Wednesday, 18 Nov 2020
Lewis Hamilton itu seperti penanda usia bagi saya. Dari semua superstar Formula 1, pembalap Inggris itu mungkin adalah yang paling saya perhatikan karirnya dari awal sampai sekarang. Bukan berarti saya fans berat, tapi kebetulan era menjadikan dia sebagai pengukur umur bagi saya.
Ketika dia memulai karir di F1 pada awal 2007, saya juga terbilang masih muda. Belum 30 tahun. Sekarang, di penghujung 2020 ini, Lewis Hamilton sudah menjadi juara dunia tujuh kali, menyamai rekor Michael Schumacher. Dan sekarang saya sudah berusia (...).
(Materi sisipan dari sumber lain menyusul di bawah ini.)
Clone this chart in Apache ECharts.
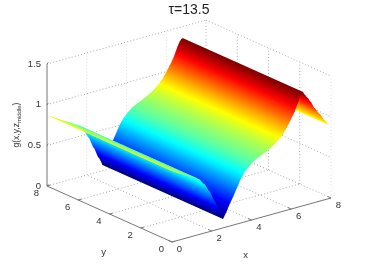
<!DOCTYPE html>
<html>
<head>
<meta charset="utf-8">
<style>html,body{margin:0;padding:0;background:#fff}#c{width:366px;height:271px}</style>
<script src="https://cdn.jsdelivr.net/npm/echarts@6/dist/echarts.min.js"></script>
</head>
<body>
<div id="c"></div>
<script>
// --- values ---
const xGrid = [0,.25,.5,.75,1,1.25,1.5,1.75,2,2.25,2.5,2.7,2.85,3,3.2,3.4,3.6,3.8,4,4.25,4.5,4.85,5.2,5.5,5.7,5.9,6.1,6.3,6.5,6.6,6.7,6.8,6.95,7.1,7.3,7.56,7.8,8];
const gValues = [.88,.84,.80,.765,.73,.69,.645,.57,.47,.33,.19,.095,.16,.24,.33,.43,.53,.60,.65,.70,.73,.77,.82,.88,.93,1.0,1.08,1.17,1.29,1.34,1.37,1.33,1.28,1.22,1.13,1.04,.95,.885];
const yStart = 0.15, yEnd = 7.9;
const xTicks = [0,2,4,6,8];
const yTicks = [0,2,4,6,8];
const zTicks = [0,0.5,1,1.5];
const zTickLabels = ['0','0.5','1','1.5'];
const titleText = 'τ=13.5';

// --- view of the 3D box, in plot units ---
function project(x, y, z) {
  return [172 + 19.875 * x - 15.625 * y, 242 - 5.5 * x - 7 * y - 81.3 * z];
}
function jet(t) {
  t = Math.max(0, Math.min(1, t));
  const c = v => Math.round(255 * Math.max(0, Math.min(1, v)));
  const r = 1.5 - Math.abs(4 * t - 3), g = 1.5 - Math.abs(4 * t - 2), b = 1.5 - Math.abs(4 * t - 1);
  return 'rgb(' + c(r) + ',' + c(g) + ',' + c(b) + ')';
}
const zLo = Math.min.apply(null, gValues), zHi = Math.max.apply(null, gValues);
const colorOf = z => jet((z - zLo) / (zHi - zLo));

// surface strips, far to near
const strips = [];
for (let i = xGrid.length - 2; i >= 0; i--) strips.push([xGrid[i], gValues[i], xGrid[i + 1], gValues[i + 1]]);

// box: [x1,y1,z1,x2,y2,z2,kind]  kind 0 solid axis, 1 dotted, 2 faint dotted
const boxLines = [];
const add = (a, b, k) => boxLines.push(a.concat(b, [k]));
xTicks.slice(1, -1).forEach(x => add([x, 0, 0], [x, 8, 0], 1));
yTicks.slice(1, -1).forEach(y => add([0, y, 0], [8, y, 0], 1));
add([0, 8, 0], [8, 8, 0], 1);
add([8, 0, 0], [8, 8, 0], 1);
zTicks.slice(1).forEach(z => { add([0, 8, z], [8, 8, z], 1); add([8, 8, z], [8, 0, z], 1); });
xTicks.slice(1, -1).forEach(x => add([x, 8, 0], [x, 8, 1.5], 2));
add([8, 8, 0], [8, 8, 1.5], 1);
yTicks.slice(1, -1).forEach(y => add([8, y, 0], [8, y, 1.5], 1));
add([8, 0, 0], [8, 0, 1.5], 2);
add([0, 8, 0], [0, 8, 1.5], 0);
add([0, 8, 0], [0, 0, 0], 0);
add([0, 0, 0], [8, 0, 0], 0);
yTicks.forEach(y => add([0, y, 0], [0.16, y, 0], 0));
xTicks.forEach(x => add([x, 0, 0], [x, 0.22, 0], 0));
zTicks.forEach(z => add([0, 8, z], [0.16, 8.12, z], 0));

// labels: [x,y,z,text,dx,dy,align]
const axisLabels = [];
xTicks.forEach(x => axisLabels.push([x, 0, 0, String(x), 7.5, 7.5, 'center']));
yTicks.forEach(y => axisLabels.push([0, y, 0, String(y), -10.5, 7, 'center']));
zTicks.forEach((z, i) => axisLabels.push([0, 8, z, zTickLabels[i], -6, 0, 'right']));
axisLabels.push([4, 0, 0, 'x', -6, 35, 'center']);
axisLabels.push([0, 4, 0, 'y', -6, 38, 'center']);

const FONT = '"Liberation Sans", Arial, sans-serif';
const option = {
  animation: false,
  backgroundColor: '#fff',
  title: {
    text: titleText, left: 184, top: -2, textAlign: 'center',
    textStyle: { fontFamily: FONT, fontSize: 14, fontWeight: 'normal', color: '#222' }
  },
  grid: { left: 0, right: 0, top: 0, bottom: 0 },
  xAxis: { type: 'value', min: 0, max: 366, show: false },
  yAxis: { type: 'value', min: 0, max: 271, inverse: true, show: false },
  series: [
    {
      type: 'custom', coordinateSystem: 'cartesian2d', silent: true, clip: false, z: 1,
      data: boxLines,
      renderItem(params, api) {
        const p1 = api.coord(project(api.value(0), api.value(1), api.value(2)));
        const p2 = api.coord(project(api.value(3), api.value(4), api.value(5)));
        const k = api.value(6);
        return {
          type: 'line', shape: { x1: p1[0], y1: p1[1], x2: p2[0], y2: p2[1] },
          style: k === 0 ? { stroke: '#777', lineWidth: 1 }
            : { stroke: k === 1 ? '#aaa' : '#ddd', lineWidth: 1, lineDash: [1, 2.2] }
        };
      }
    },
    {
      type: 'custom', coordinateSystem: 'cartesian2d', silent: true, clip: false, z: 2,
      data: strips,
      renderItem(params, api) {
        const x1 = api.value(0), z1 = api.value(1), x2 = api.value(2), z2 = api.value(3);
        const a = api.coord(project(x1, yStart, z1));
        const b = api.coord(project(x2, yStart, z2));
        const c = api.coord(project(x2, yEnd, z2));
        const d = api.coord(project(x1, yEnd, z1));
        let ux = d[0] - a[0], uy = d[1] - a[1];
        const len = Math.hypot(ux, uy); ux /= len; uy /= len;
        const nx = -uy, ny = ux;
        const m = (b[0] - a[0]) * nx + (b[1] - a[1]) * ny;
        const stops = [0, .25, .5, .75, 1].map(o => ({ offset: o, color: colorOf(z1 + (z2 - z1) * o) }));
        const g = new echarts.graphic.LinearGradient(a[0], a[1], a[0] + nx * m, a[1] + ny * m, stops, true);
        // the far strip runs a little under its nearer neighbour, which hides the seam
        const s = (m >= 0 ? -1 : 1) * 0.7;
        const a2 = [a[0] + nx * s, a[1] + ny * s], d2 = [d[0] + nx * s, d[1] + ny * s];
        return {
          type: 'polygon', shape: { points: [a2, b, c, d2] },
          style: { fill: g }
        };
      }
    },
    {
      type: 'custom', coordinateSystem: 'cartesian2d', silent: true, clip: false, z: 3,
      data: axisLabels.map(l => ({ value: l })),
      renderItem(params, api) {
        const l = axisLabels[params.dataIndex];
        const p = api.coord(project(l[0], l[1], l[2]));
        return {
          type: 'text', x: p[0] + l[4], y: p[1] + l[5],
          style: { text: l[3], fontFamily: FONT, fontSize: 9.5, fill: '#333', align: l[6], verticalAlign: 'middle' }
        };
      }
    },
    {
      type: 'custom', coordinateSystem: 'cartesian2d', silent: true, clip: false, z: 3,
      data: [[17, 125]],
      renderItem(params, api) {
        const p = api.coord([api.value(0), api.value(1)]);
        return {
          type: 'text', x: p[0], y: p[1], rotation: Math.PI / 2,
          style: {
            text: 'g(x,y,z{s|middle})', fontFamily: FONT, fontSize: 8.5, fill: '#333', align: 'center', verticalAlign: 'middle',
            rich: { s: { fontFamily: FONT, fontSize: 6, fill: '#333', padding: [4, 0, 0, 0] } }
          }
        };
      }
    }
  ]
};
echarts.init(document.getElementById('c')).setOption(option);
</script>
</body>
</html>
Yang lebih "menyesakkan" lagi, saya punya foto-foto yang membuktikan perjalanan umur saya seiring dengan perkembangan karir Hamilton. Waktu masih aktif meliput dan menjadi komentator F1, saya juga pernah menjadi saksi langsung momen-momen terpenting dalam karirnya.
Saya ingat betul Grand Prix Australia, di Melbourne, pada Maret 2007 itu. Saya berada di sana, meliput bersama rekan di media waktu itu, Nanang Prianto. Juga bersama Bobby Arifin, "tokoh F1" Indonesia yang punya jam terbang di sirkuit F1 lebih banyak dari manusia Indonesia lain.
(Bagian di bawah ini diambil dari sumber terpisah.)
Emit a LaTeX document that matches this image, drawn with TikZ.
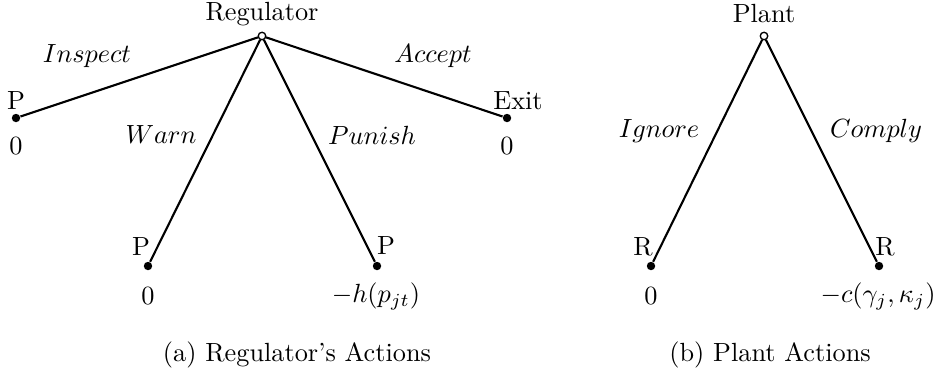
\documentclass[tikz,border=0pt]{standalone}
\begin{document}
\begin{tikzpicture}[x=0.38023pt,y=-0.38023pt,
  edge/.style={line width=0.8pt},
  root/.style={circle,draw,fill=white,line width=0.45pt,inner sep=0pt,minimum size=2.8pt},
  leaf/.style={circle,fill=black,inner sep=0pt,minimum size=3.2pt},
  txt/.style={inner sep=0pt,font=\normalsize},
  act/.style={inner sep=0pt}]
\useasboundingbox (0,0) rectangle (940,374);
% (a) Regulator
\node[leaf] (l1) at (16,118) {};
\node[leaf] (l2) at (148,266) {};
\node[leaf] (l3) at (377,266) {};
\node[leaf] (l4) at (507,118) {};
\node[root] (r) at (262,36) {};
\draw[edge] (r) -- (l1);
\draw[edge] (r) -- (l2);
\draw[edge] (r) -- (l3);
\draw[edge] (r) -- (l4);
\node[root] (r2) at (262,36) {};
\node[txt] (rt) at (262,14) {Regulator};
\node[txt] (p1) at (16,101) {P};
\node[txt] (z1) at (16,146) {0};
\node[txt] (p2) at (141,247) {P};
\node[txt] (z2) at (148,296) {0};
\node[txt] (p3) at (386,246) {P};
\node[txt] (z3) at (376,296) {$-h(p_{jt})$};
\node[txt] (p4) at (518,101) {Exit};
\node[txt] (z4) at (507,146) {0};
\node[act] (a1) at (87,56) {$Inspect$};
\node[act] (a2) at (161,135) {$Warn$};
\node[act] (a3) at (372,135) {$Punish$};
\node[act] (a4) at (433,56) {$Accept$};
\node[txt] (ca) at (297,355) {(a) Regulator's Actions};
% (b) Plant
\node[leaf] (m1) at (651,266) {};
\node[leaf] (m2) at (879,266) {};
\node[root] (s) at (764,36) {};
\draw[edge] (s) -- (m1);
\draw[edge] (s) -- (m2);
\node[root] (s2) at (764,36) {};
\node[txt] (st) at (764,14) {Plant};
\node[txt] (q1) at (643,247) {R};
\node[txt] (y1) at (651,296) {0};
\node[txt] (q2) at (885,247) {R};
\node[txt] (y2) at (878,296) {$-c(\gamma_j,\kappa_j)$};
\node[act] (b1) at (659,131) {$Ignore$};
\node[act] (b2) at (876,131) {$Comply$};
\node[txt] (cb) at (770,355) {(b) Plant Actions};
\end{tikzpicture}
\end{document}
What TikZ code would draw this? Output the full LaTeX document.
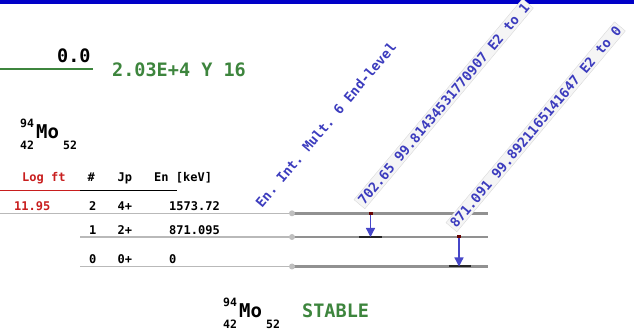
\documentclass[tikz,border=0pt]{standalone}
\usepackage{fontspec}
\setmonofont{DejaVu Sans Mono}[BoldFont={DejaVu Sans Mono Bold}]
\usetikzlibrary{arrows.meta,calc}
\definecolor{nblue}{RGB}{0,0,200}
\definecolor{ngreen}{RGB}{61,133,61}
\definecolor{nred}{RGB}{200,30,30}
\definecolor{gblue}{RGB}{70,70,200}
\definecolor{lblue}{RGB}{60,60,190}
\definecolor{thinl}{RGB}{185,185,185}
\definecolor{thickl}{RGB}{145,145,145}
\newcommand{\fsz}[1]{\fontsize{#1}{#1}\selectfont\ttfamily\bfseries}
\begin{document}
\begin{tikzpicture}[x=1pt,y=-1pt,
  txt/.style={inner sep=0pt, anchor=base west},
  big/.style={txt, font=\fsz{18.5}},
  tab/.style={txt, font=\fsz{12}},
  sup/.style={txt, font=\fsz{11.5}},
  rot/.style={anchor=base west, inner sep=0pt, rotate=50, font=\fsz{13.4}, text=lblue},
  rotbox/.style={rot, fill=black!4, draw=black!15, line width=0.4pt, inner sep=2pt},
  thin/.style={draw=thinl, line width=1.3pt},
  thick/.style={draw=thickl, line width=2.6pt},
  gam/.style={draw=gblue, line width=1.3pt, -{Triangle[length=9pt,width=9pt]}},
  bar/.style={draw=black!85, line width=2pt}]
\useasboundingbox (0,0) rectangle (634,336);
\fill[nblue] (0,0) rectangle (634,4);

% parent level
\coordinate (pL) at (0,69.5);
\coordinate (pR) at (93,69.5);
\draw[ngreen, line width=2pt] (pL) -- (pR);
\node[big] (pE) at (57,63) {0.0};
\node[big, text=ngreen] (pT) at (112,76.7) {2.03E+4 Y 16};

% parent nucleus
\node[sup] (pA) at (20,128) {94};
\node[txt, font=\fsz{19}] (pS) at (36,139) {Mo};
\node[sup] (pZ) at (20,150) {42};
\node[sup] (pN) at (63,150) {52};

% table header
\node[tab, text=nred] (hLog) at (22,181.5) {Log ft};
\node[tab] (hNum) at (87.5,181.5) {\#};
\node[tab] (hJp) at (117.5,181.5) {Jp};
\node[tab] (hEn) at (154,181.5) {En [keV]};
\coordinate (hr0) at (0,190.5);
\coordinate (hr1) at (80,190.5);
\coordinate (hr2) at (177,190.5);
\draw[nred, line width=1.2pt] (hr0) -- (hr1);
\draw[black, line width=1.2pt] (hr1) -- (hr2);

% rows
\node[tab, text=nred] (r2lf) at (14,211) {11.95};
\node[tab] (r2n) at (89,211) {2};
\node[tab] (r2j) at (117.5,211) {4+};
\node[tab] (r2e) at (169,211) {1573.72};
\node[tab] (r1n) at (89,234.3) {1};
\node[tab] (r1j) at (117.5,234.3) {2+};
\node[tab] (r1e) at (169,234.3) {871.095};
\node[tab] (r0n) at (89,263.5) {0};
\node[tab] (r0j) at (117.5,263.5) {0+};
\node[tab] (r0e) at (169,263.5) {0};

% level lines
\coordinate (l2a) at (0,213.3);   \coordinate (l2m) at (292,213.3); \coordinate (l2b) at (488,213.3);
\coordinate (l1a) at (80,237);    \coordinate (l1m) at (292,237);   \coordinate (l1b) at (488,237);
\coordinate (l0a) at (80,266.5);  \coordinate (l0m) at (292,266.5); \coordinate (l0b) at (488,266.5);
\foreach \l in {2,1,0}{
  \draw[thin] (l\l a) -- (l\l m);
  \draw[thick] (l\l m) -- (l\l b);
  \fill[black!25] (l\l m) circle (3pt);
}

% gamma transitions
\coordinate (g1t) at (370.5,213.3);
\coordinate (g1b) at (370.5,237);
\coordinate (g1l) at (359,237);
\coordinate (g1r) at (382,237);
\draw[bar] (g1l) -- (g1r);
\draw[gam] (g1t) -- (g1b);
\fill[red!40!black] ($(g1t)+(-2,-1.5)$) rectangle ($(g1t)+(2,1.5)$);

\coordinate (g2t) at (459,237);
\coordinate (g2b) at (459,266.5);
\coordinate (g2l) at (449,266.5);
\coordinate (g2r) at (471,266.5);
\draw[bar] (g2l) -- (g2r);
\draw[gam] (g2t) -- (g2b);
\fill[red!40!black] ($(g2t)+(-2,-1.5)$) rectangle ($(g2t)+(2,1.5)$);

% rotated labels
\node[rot] (lhead) at (262,208.5) {En. Int. Mult. 6 End-level};
\node[rotbox] (lg1) at (363,207.5) {702.65 99.81434531770907 E2 to 1};
\node[rotbox] (lg2) at (455,230.5) {871.091 99.8921165141647 E2 to 0};

% daughter nucleus
\node[sup] (dA) at (223,306.7) {94};
\node[txt, font=\fsz{19}] (dS) at (239,317) {Mo};
\node[sup] (dZ) at (223,328) {42};
\node[sup] (dN) at (266,328) {52};
\node[big, text=ngreen] (dT) at (302,317) {STABLE};
\end{tikzpicture}
\end{document}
Waktu itu, kehadiran Hamilton sudah begitu diantisipasikan. Seorang pemuda kulit hitam (ibunya kulit putih) yang sejak kecil sudah di-grooming untuk jadi seorang juara dunia. Berada di bawah binaan McLaren, di bawah kepemimpinan Ron Dennis (salah satu bos tim idola saya).
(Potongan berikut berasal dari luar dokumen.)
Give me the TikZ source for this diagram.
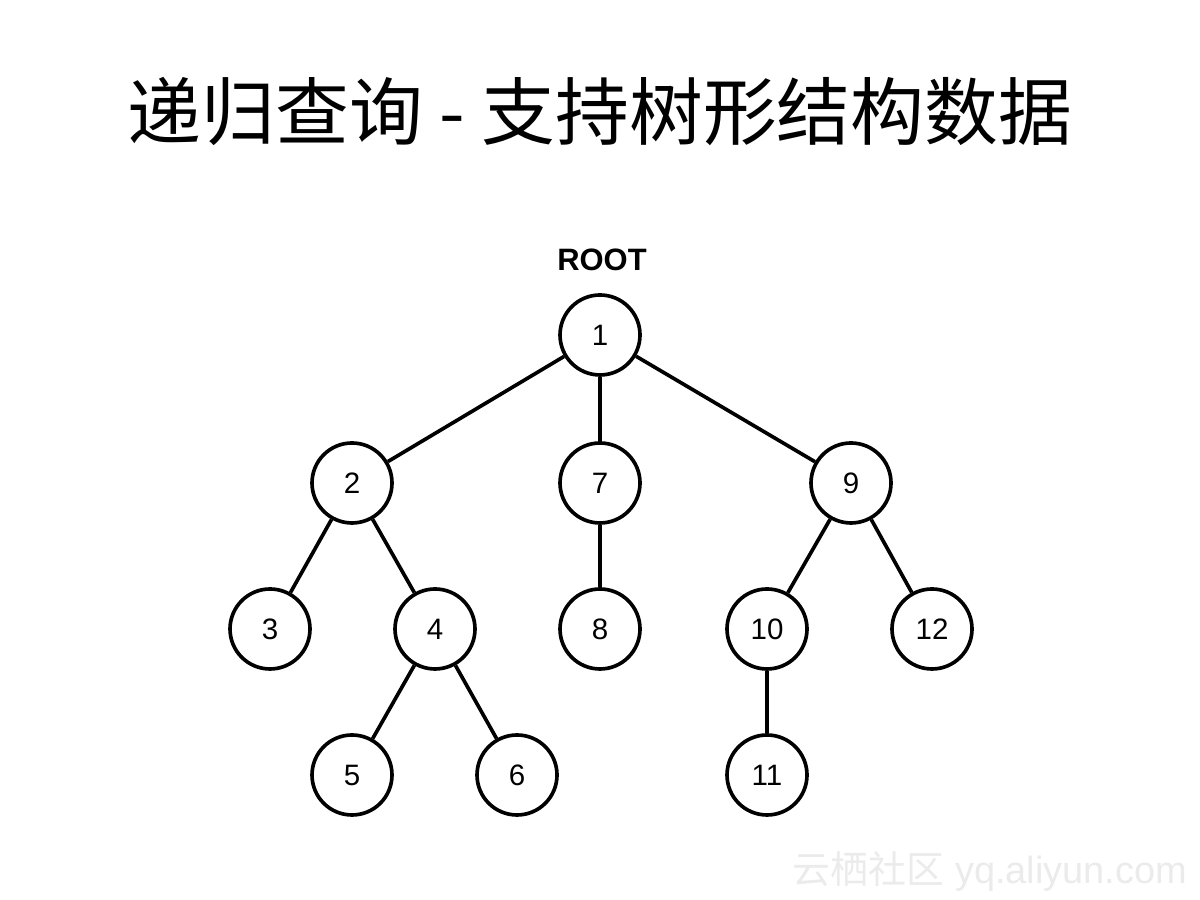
\documentclass[tikz,border=0pt]{standalone}
\usepackage{fontspec}
\setmainfont{Liberation Sans}
\newfontfamily\cjk{Noto Sans CJK SC}
\usetikzlibrary{shapes}

\begin{document}
\begin{tikzpicture}[treenode/.style={circle, draw, line width=2.6pt, minimum size=2cm, inner sep=0pt, font=\fontsize{21}{25}\selectfont}]
\useasboundingbox (0,0) rectangle (30,22.5);

\node[] (title) at (15,19.7) {\cjk\fontsize{52.5}{60}\selectfont 递归查询 - 支持树形结构数据};

\node[font=\bfseries\fontsize{22}{28}\selectfont] (root) at (15.05,16.0) {ROOT};

\node[treenode] (n1) at (15,14.125) {1};

\node[treenode] (n2) at (8.8,10.425) {2};
\node[treenode] (n7) at (15,10.425) {7};
\node[treenode] (n9) at (21.275,10.425) {9};

\node[treenode] (n3) at (6.75,6.775) {3};
\node[treenode] (n4) at (10.875,6.775) {4};
\node[treenode] (n8) at (15,6.775) {8};
\node[treenode] (n10) at (19.175,6.775) {10};
\node[treenode] (n12) at (23.3,6.775) {12};

\node[treenode] (n5) at (8.8,3.125) {5};
\node[treenode] (n6) at (12.925,3.125) {6};
\node[treenode] (n11) at (19.175,3.125) {11};

\draw[line width=2.6pt] (n1) to (n2);
\draw[line width=2.6pt] (n1) to (n7);
\draw[line width=2.6pt] (n1) to (n9);
\draw[line width=2.6pt] (n2) to (n3);
\draw[line width=2.6pt] (n2) to (n4);
\draw[line width=2.6pt] (n7) to (n8);
\draw[line width=2.6pt] (n9) to (n10);
\draw[line width=2.6pt] (n9) to (n12);
\draw[line width=2.6pt] (n4) to (n5);
\draw[line width=2.6pt] (n4) to (n6);
\draw[line width=2.6pt] (n10) to (n11);

\node[text=black!8] (mark) at (24.75,0.72) {\fontsize{27}{32}\selectfont{\cjk 云栖社区} yq.aliyun.com};

\end{tikzpicture}
\end{document}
Belum pernah ada rookie begitu siap untuk masuk F1. Dengan jam terbang uji coba begitu tinggi, dengan pengalaman lomba begitu komplet --sekaligus berprestasi-- di kategori junior.
Hamilton, waktu itu masih "anak-anak" (usia 22 tahun) dengan wajah ceria polosnya, langsung jadi sorotan sejak balapan pertamanya. Saya, Nanang, dan Bobby memastikan kita punya foto bersama dia di Grand Prix Australia itu. Itu bakal jadi catatan sejarah (sekaligus pengukur usia) perjalanan hidup kita.
Dengan ramah, dan tanpa pengawalan siapa-siapa, Hamilton melayani permintaan foto kami. Saya, Nanang, dan Bobby bergantian saling memotretkan di belakang garasi McLaren-Mercedes, di Sirkuit Albert Park.
Tidak lama kemudian, F1 menyelenggarakan sesi uji coba khusus di Sirkuit Sepang, Malaysia. Saya kembali ke sana. Dalam situasi lebih santai, karena tidak terkekang protokol lomba, saya kembali minta foto bareng Hamilton. Beres. Santai. Rileks.
Tahun itu pula, Hamilton menggebrak F1. Dia meraih kemenangan pertamanya di Kanada di pertengahan musim. Lalu punya kans jadi juara dunia di penghujung musim, bersaing dengan rekan setim sendiri, Fernando Alonso.
Dalam salah satu lomba terakhir, Grand Prix Tiongkok di Shanghai, saya juga berada di sana untuk meliput langsung. Berharap menjadi saksi sejarah, Lewis Hamilton mengunci gelar juara dunia di musim pertamanya.
Ternyata, balapan itu apes buat kami berdua.
Hamilton melebar di jalur pit, merusak mobilnya. Gagallah dia jadi juara dunia hari itu. Bahkan, dia gagal jadi juara dunia di akhir musim. Fernando Alonso juga gagal. Yang jadi juara dunia justru Kimi Raikkonen (Ferrari), dengan selisih satu poin di atas Hamilton dan Alonso (yang imbang).